While monitoring the activities of the advanced persistent threat (APT) actor known as Winnti, researchers at Kaspersky Lab discovered a new platform that the group has been using to maintain persistence on infected systems and deliver backdoors.

The Winnti group, which has been around since at least 2009, was discovered by security researchers in 2012. The actor’s industrial cyberespionage operations have been aimed at software companies, particularly ones in the gaming sector.

The group is believed to be based in China and a majority of its victims are located in Southeast Asia, but the list of targets also includes gaming companies in Germany, the United States, Japan, China, Russia, Brazil, Peru, and Belarus. Kaspersky noticed recently that Winnti has also targeted businesses in the pharmaceutical industry.

Researchers recently discovered an active threat that the Winnti group has been using as an attack platform for infecting the systems of organizations in South Korea and other countries. The threat, dubbed “HDRoot,” is based on a bootkit installer named “HDD Rootkit” that was developed in 2006.

The HDRoot bootkit attracted the attention of experts because it had been protected with VMProtect, a commercial application designed to protect software against reversing and cracking, and it had been signed with a compromised digital certificate issued to a Chinese company named Guangzhou YuanLuo Technology. This certificate had been previously used by Winnti to sign its tools.

HDRoot also caught the eye of experts because it was disguised to look like Microsoft’s Net.exe utility, most likely in an effort to avoid raising suspicion.
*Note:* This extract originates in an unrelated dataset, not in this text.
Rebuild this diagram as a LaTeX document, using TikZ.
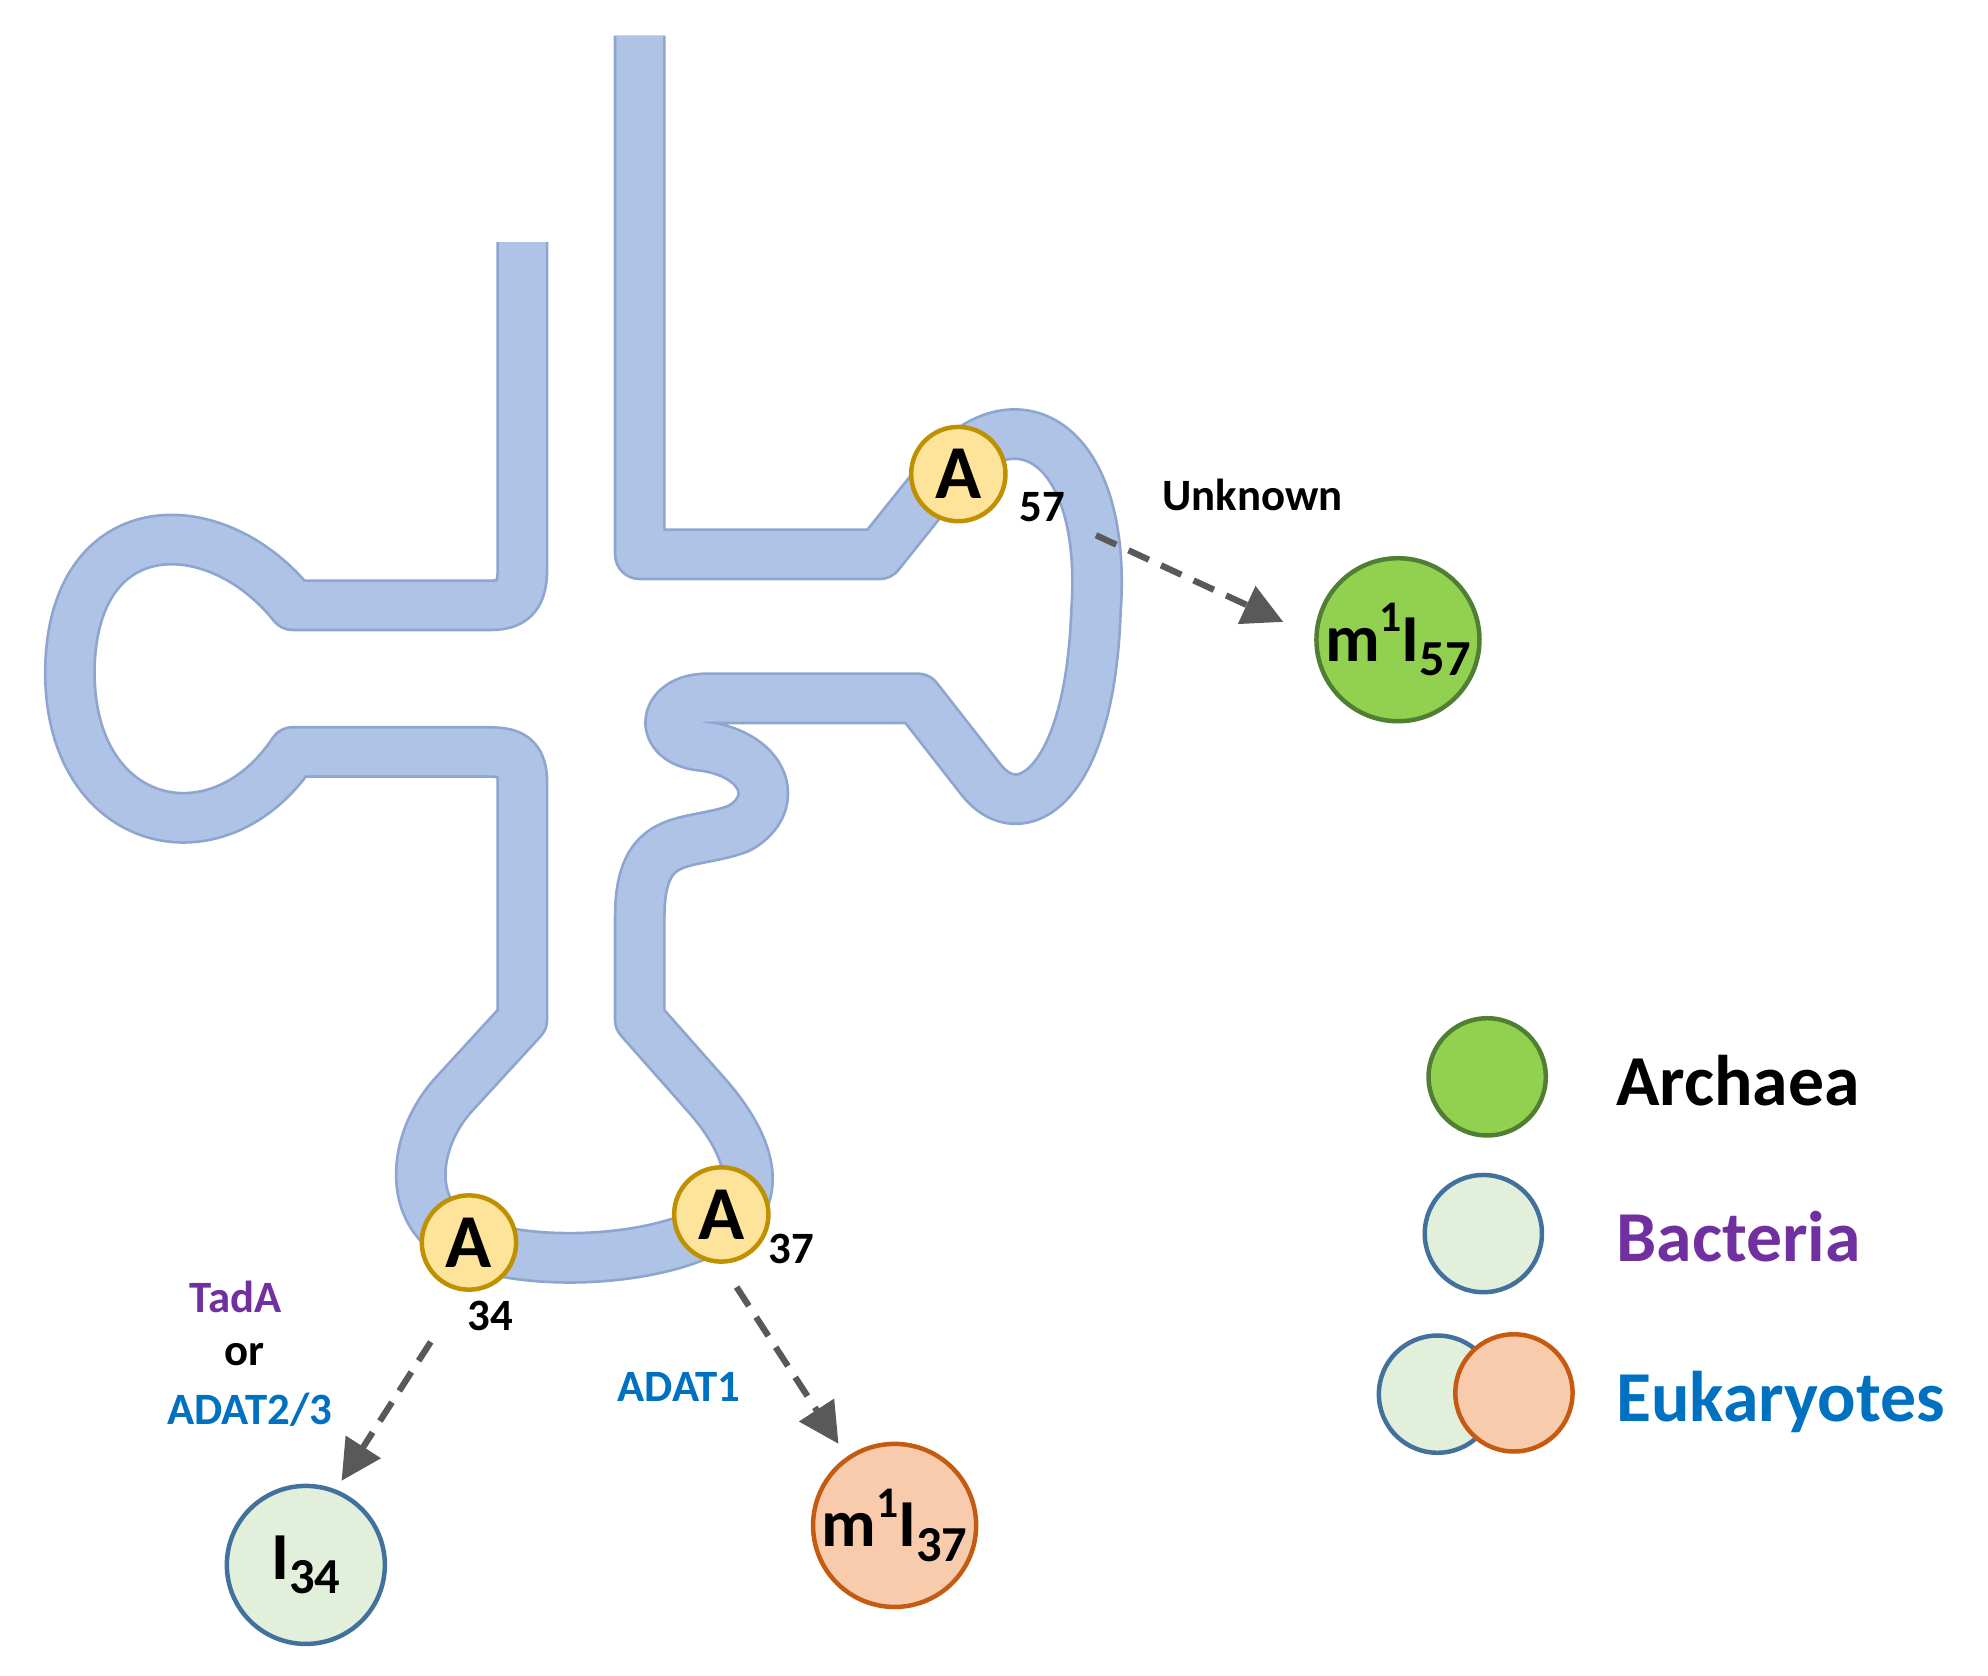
\documentclass[tikz,border=0pt]{standalone}
\usepackage{fontspec}
\setmainfont{Carlito}
\usetikzlibrary{arrows.meta}
\definecolor{tube}{HTML}{AEC3E6}
\definecolor{tubeo}{HTML}{8EA6CF}
\definecolor{ayel}{HTML}{FDE49A}
\definecolor{ayelo}{HTML}{BF9000}
\definecolor{grn}{HTML}{92D050}
\definecolor{grno}{HTML}{507E32}
\definecolor{lgr}{HTML}{E2EFDA}
\definecolor{lgro}{HTML}{41719C}
\definecolor{org}{HTML}{F8CBAD}
\definecolor{orgo}{HTML}{C55A11}
\definecolor{purp}{HTML}{7030A0}
\definecolor{blu}{HTML}{0070C0}
\definecolor{arr}{HTML}{595959}
\newcommand{\supp}[1]{\raisebox{0.9ex}{\scalebox{0.65}{#1}}}
\newcommand{\subb}[1]{\raisebox{-0.45ex}{\scalebox{0.75}{#1}}}
\begin{document}
\begin{tikzpicture}[x=0.01cm,y=-0.01cm,
  anode/.style={circle,fill=ayel,draw=ayelo,line width=1pt,minimum size=74*0.01cm,inner sep=0pt,font=\fontsize{17}{17}\bfseries},
  res/.style={circle,line width=1pt,minimum size=124*0.01cm,inner sep=0pt,font=\fontsize{15}{15}\bfseries},
  leg/.style={circle,line width=1pt,minimum size=92*0.01cm,inner sep=0pt},
  num/.style={font=\fontsize{10}{10}\bfseries},
  lab/.style={font=\fontsize{10}{10}\bfseries},
  legt/.style={anchor=west,font=\fontsize{16}{16}\bfseries},
  darr/.style={arr,line width=1.4pt,dashed,dash pattern=on 5pt off 3pt,-{Triangle[length=9pt,width=9pt]}}]
\useasboundingbox (0,0) rectangle (1560,1315);
\def\tubepath{(502,28) -- (502,435) -- (690,435) -- (730,385) .. controls (790,300) and (870,340) .. (860,480) .. controls (855,620) and (800,650) .. (770,612) -- (720,548) -- (555,548) .. controls (520,548) and (515,580) .. (548,585) .. controls (600,590) and (615,630) .. (580,650) .. controls (540,665) and (502,650) .. (502,720) -- (502,800) -- (555,860) .. controls (590,900) and (600,940) .. (566,960) .. controls (520,990) and (420,995) .. (368,975) .. controls (320,960) and (320,900) .. (355,860) -- (410,800) -- (410,615) .. controls (410,592) and (400,590) .. (380,590) -- (230,590) .. controls (170,680) and (50,650) .. (55,520) .. controls (60,400) and (170,400) .. (230,475) -- (385,475) .. controls (405,475) and (410,465) .. (410,445) -- (410,190)}
\draw[tubeo,line width=11.6pt,line join=round] \tubepath;
\draw[tube,line width=10.4pt,line join=round] \tubepath;
\node[anode] (a57) at (752,372) {A};
\node[anode] (a37) at (566,953) {A};
\node[anode] (a34) at (368,975) {A};
\node[num] (n57) at (818,398) {57};
\node[num] (n37) at (621,980) {37};
\node[num] (n34) at (385,1033) {34};
\node[res,fill=grn,draw=grno] (r57) at (1097,502) {m\supp{1}I\subb{57}};
\node[res,fill=lgr,draw=lgro] (r34) at (240,1228) {I\subb{34}};
\node[res,fill=org,draw=orgo] (r37) at (702,1197) {m\supp{1}I\subb{37}};
\coordinate (s57) at (860,420);
\coordinate (e57) at (1007,488);
\coordinate (s37) at (578,1010);
\coordinate (e37) at (658,1133);
\coordinate (s34) at (338,1053);
\coordinate (e34) at (268,1162);
\draw[darr] (s57) -- (e57);
\draw[darr] (s37) -- (e37);
\draw[darr] (s34) -- (e34);
\node[lab] (unk) at (983,388) {Unknown};
\node[lab,text=purp] (tada) at (185,1018) {TadA};
\node[lab] (or) at (192,1063) {or};
\node[lab,text=blu] (adat23) at (196,1106) {ADAT2/3};
\node[lab,text=blu] (adat1) at (533,1088) {ADAT1};
\node[leg,fill=grn,draw=grno] (l1) at (1167,845) {};
\node[leg,fill=lgr,draw=lgro] (l2) at (1164,968) {};
\node[leg,fill=lgr,draw=lgro] (l3a) at (1128,1094) {};
\node[leg,fill=org,draw=orgo] (l3b) at (1188,1093) {};
\node[legt] (t1) at (1256,848) {Archaea};
\node[legt,text=purp] (t2) at (1256,970) {Bacteria};
\node[legt,text=blu] (t3) at (1256,1100) {Eukaryotes};
\end{tikzpicture}
\end{document}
According to Kaspersky, HDRoot appears to be a platform designed to provide attackers sustainable and persistent access to the targeted system, and allow them to deliver backdoors.

The security firm identified two backdoors delivered by HDRoot, one of which was capable of bypassing antiviruses developed by AhnLab and ESTsoft. Since the targeted products are popular in South Korea, experts believe the backdoor was specifically created to target computers in this country. While South Korea appears to be one of Winnti’s main targets, Kaspersky has also spotted one infection in the United Kingdom and one in Russia, both at companies that had previously been attacked by the threat group.

In a blog post published on Tuesday, Dmitry Tarakanov, senior security researcher at Kaspersky Lab, pointed out that HDRoot’s level of sophistication is lower than one would expect from an APT actor such as Winnti. According to the expert, the platform’s developers have made some mistakes that could lead to the threat being discovered on infected devices.

“The most important goal for any APT-actor is to stay under the radar, to remain in the shadow. That’s why we rarely see any complicated code encryption, because that would attract attention,” Tarakanov explained. “The Winnti group took a risk, because it probably knows from experience which signs should be covered-up and which ones can be overlooked because organizations don’t always apply all the best security policies all of the time. System administrators have to keep on top of many things, and if the team is small, the chance that cybercriminal activity will remain undetected is even higher.”

Since HDRoot is based on a tool released in 2006, experts believe that the developer of HDD Rootkit either joined Winnti when the group was formed in 2009, or Winnti simply leverages third-party software, possibly acquired on the underground market.

HDRoot is still active and its authors have been working on releasing new variants since Kaspersky’s products started detecting the threat.